Dopo aver vinto i suoi primi Hunger Games, l'intrepida Katniss Everdeen si trova infatti in una situazione molto delicata. Se rifiuta la parte di nuova beniamina dei debosciati tutti parrucche e make up di Capitol City, rischia la vita e un'occasione unica per aiutare la sua gente. Ma se accetta rischia di perdere tutto, a cominciare dal rispetto degli umiliati e offesi come lei. E, quel che è peggio, di essere usata dal presidente (Donald Sutherland) per i suoi infami giochi di potere.

La sua vittoria ha infatti galvanizzato gli oppressi, rinfocolando il desiderio di rivolta. Per spegnerlo bisogna che i poveracci continuino a fare il tifo per lei, ma sospettando che sia ormai una dei loro, come spiega il presidente al nuovo Grande Stratega, un ambiguo (ma sottoutilizzato) Philip Seymour Hoffman.

Altra carta decisiva: il presunto amore per Peeta (Josh Hutcherson), cui nel primo episodio Katniss ha salvato la vita. Lei in realtà palpita per l'aitante Gale (Liam Hemsworth), ma non può deludere i suoi fans, che sono anche la sua gente. Inoltre il buon Peeta sa fare ottimo uso della popolarità, improvvisando mosse capaci di spiazzare sia lei sia il presidente... Fermiamoci qui per non guastare la sorpresa a chi non conoscesse già i libri di Suzanne Collins.

Seconda puntata della saga, Hunger Games - La ragazza di fuoco cambia sceneggiatori e regista per assestare il tiro. Ma non guadagna in profondità ciò che perde in novità, anzi. Dalle mani forse poco governabili del sofisticato Gary Ross (era suo Pleasantville), il timone passa in quelle di Francis Lawrence, regista finora dei non memorabili Constantine, Come l'acqua per gli elefanti, Io sono leggenda.

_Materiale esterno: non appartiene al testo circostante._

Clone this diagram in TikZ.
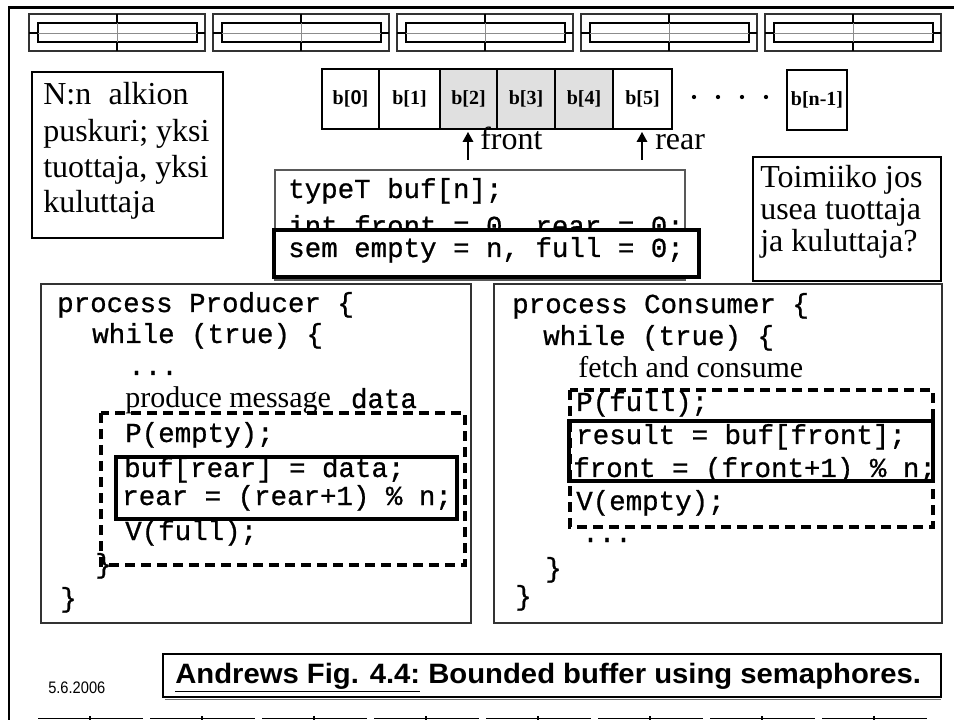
\documentclass[tikz,border=0pt]{standalone}
\usepackage{fontspec}
\setmainfont{Liberation Serif}
\newfontfamily\codefont[FakeBold=0.8]{Liberation Mono}
\newfontfamily\sansfont{Liberation Sans}
\usetikzlibrary{arrows.meta}
\begin{document}
\begin{tikzpicture}[x=0.75pt,y=-0.75pt,
  big/.style={font=\fontsize{24}{28}\selectfont, inner sep=0pt, anchor=base west},
  code/.style={font=\codefont\fontsize{20.6}{24}\selectfont, inner sep=0pt, anchor=base west},
  codeserif/.style={font=\fontsize{22.5}{26}\selectfont, inner sep=0pt, anchor=base west},
  cell/.style={font=\bfseries\fontsize{15}{17}\selectfont, inner sep=0pt},
  hl/.style={draw=black, line width=2.5pt},
  dsh/.style={draw=black, line width=2.5pt, dash pattern=on 7.5pt off 4.5pt},
  codebox/.style={draw=black!80, line width=1pt},
  ptr/.style={-{Triangle[width=8pt,length=7.5pt]}, line width=1pt},
]
\useasboundingbox (0,0) rectangle (954,720);
% slide frame
\draw[line width=2pt] (9,720) -- (9,7.5) -- (954,7.5);
% top decoration
\foreach \s in {29,213,397,581,765}{
  \draw[black!80, line width=0.8pt] (\s,14) rectangle ++(176,37);
  \draw[line width=0.8pt] (\s+9,23) rectangle (\s+168,42);
  \draw[black!45, line width=0.7pt] (\s+9,33) -- (\s+168,33);
  \draw[black!45, line width=0.7pt] (\s+88,23) -- (\s+88,42);
  \draw[line width=0.8pt] (\s,33) -- (\s+9,33) (\s+168,33) -- (\s+176,33);
  \draw[line width=0.8pt] (\s+88,14) -- (\s+88,23) (\s+88,42) -- (\s+88,51);
}
% bottom decoration
\foreach \i in {0,...,7}{
  \draw[line width=1.2pt] (38+112*\i,718.5) -- (143+112*\i,718.5);
  \draw[line width=0.8pt] (90+112*\i,716) -- (90+112*\i,720);
}
% buffer array
\fill[black!12] (440,69) rectangle (613,129);
\draw[line width=1.5pt] (322,69) rectangle (672,129);
\foreach \xx in {379,440,497,555,613}{ \draw[line width=1.5pt] (\xx,69) -- (\xx,129); }
\node[cell] (b0) at (350.5,99) {b[{\sansfont\bfseries 0}]};
\node[cell] (b1) at (409.5,99) {b[1]};
\node[cell] (b2) at (468.5,99) {b[2]};
\node[cell] (b3) at (526,99) {b[3]};
\node[cell] (b4) at (584,99) {b[4]};
\node[cell] (b5) at (642.5,99) {b[5]};
\foreach \xx in {694,718,742,766}{ \fill (\xx,97) circle (1.6pt); }
\draw[line width=1.5pt] (787,70) rectangle (847,130);
\node[cell] (bn) at (817,100) {b[n-1]};
% pointers
\coordinate (fa) at (468,160); \coordinate (fb) at (468,132);
\coordinate (ra) at (642,160); \coordinate (rb) at (642,132);
\draw[ptr] (fa) -- (fb);
\draw[ptr] (ra) -- (rb);
\node[big] (front) at (480,150) {front};
\node[big] (rear) at (655,150) {rear};
% N:n box
\draw[line width=2.2pt] (32,72) rectangle (223,238);
\node[big] (n1) at (43,105) {N:n\hspace{13pt}alkion};
\node[big] (n2) at (43,142) {puskuri; yksi};
\node[big] (n3) at (43,178) {tuottaja, yksi};
\node[big] (n4) at (43,213) {kuluttaja};
% Toimiiko box
\draw[line width=1pt] (753,157) rectangle (941,281);
\node[big] (t1) at (760,188) {Toimiiko jos};
\node[big] (t2) at (760,220) {usea tuottaja};
\node[big] (t3) at (760,252) {ja kuluttaja?};
% declarations
\draw[black!65, line width=0.8pt] (275,170) rectangle (685,280);
\node[code] (d1) at (288,198) {typeT buf[n];};
\begin{scope}
  \clip (276,171) rectangle (684,229);
  \node[code] (d2) at (288,235) {int front = 0, rear = 0;};
\end{scope}
\filldraw[fill=white, hl] (274,230) rectangle (699,277);
\node[code] (d3) at (288,257) {sem empty = n, full = 0;};
% Producer
\draw[codebox] (41,284) rectangle (471,623);
\node[code] (p1) at (57,312) {process Producer \{};
\node[code] (p2) at (92,343) {while (true) \{};
\node[code] (p3) at (128,375) {...};
\node[codeserif] (p4) at (125,408) {produce message\hspace{15pt}{\codefont\fontsize{20.6}{24}\selectfont data}};
\node[code] (p5) at (125,442) {P(empty);};
\node[code] (p6) at (124,477) {buf[rear] = data;};
\node[code] (p7) at (122,505) {rear = (rear+1) \% n;};
\node[code] (p8) at (125,540) {V(full);};
\node[code] (p9) at (95,573) {\}};
\node[code] (p10) at (60,607) {\}};
\draw[dsh] (101,413) rectangle (465,565);
\draw[hl] (116,457) rectangle (457,519);
% Consumer
\draw[codebox] (494,284) rectangle (942,623);
\node[code] (c1) at (512,313) {process Consumer \{};
\node[code] (c2) at (543,345) {while (true) \{};
\node[codeserif] (c3) at (578,378) {fetch and consume};
\node[code] (c4) at (576,411) {P(full);};
\node[code] (c5) at (576,444) {result = buf[front];};
\node[code] (c6) at (573,477) {front = (front+1) \% n;};
\node[code] (c7) at (576,510) {V(empty);};
\node[code] (c8) at (582,542) {...};
\node[code] (c9) at (545,577) {\}};
\node[code] (c10) at (515,605) {\}};
\draw[dsh] (570,390) rectangle (933,527);
\draw[hl] (569,421) rectangle (933,481);
% caption
\draw[black!55, line width=1pt] (165,699.5) -- (941,699.5);
\draw[line width=1.5pt] (163,654) rectangle (941,697);
\node[inner sep=0pt, anchor=base west, font=\sansfont\bfseries\fontsize{21}{25}\selectfont] (cap) at (175,683)
  {\scalebox{1.045}[1]{\underline{Andrews Fig. 4.4:} Bounded buffer using semaphores.}};
\node[inner sep=0pt, anchor=base west, font=\sansfont\fontsize{12.5}{14}\selectfont] (date) at (48,693) {\scalebox{0.88}[1]{5.6.2006}};
\end{tikzpicture}
\end{document}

Curiosamente Lawrence (nessuna parentela con Jennifer) manovra con sicurezza il lato politico, ma è piatto e prevedibile sul piano dell'azione. Per non parlare della satira (le folli mises dei ricchi spettatori di Capitol e del presentatore Stanley Tucci, che qui compare pochi minuti). Il risultato finale è a dir poco diseguale. A qualcuno è parso più “adulto”. A noi soprattutto molto più noioso del primo episodio, che sfoggiava un trionfale e scorrettissimo cattivo gusto.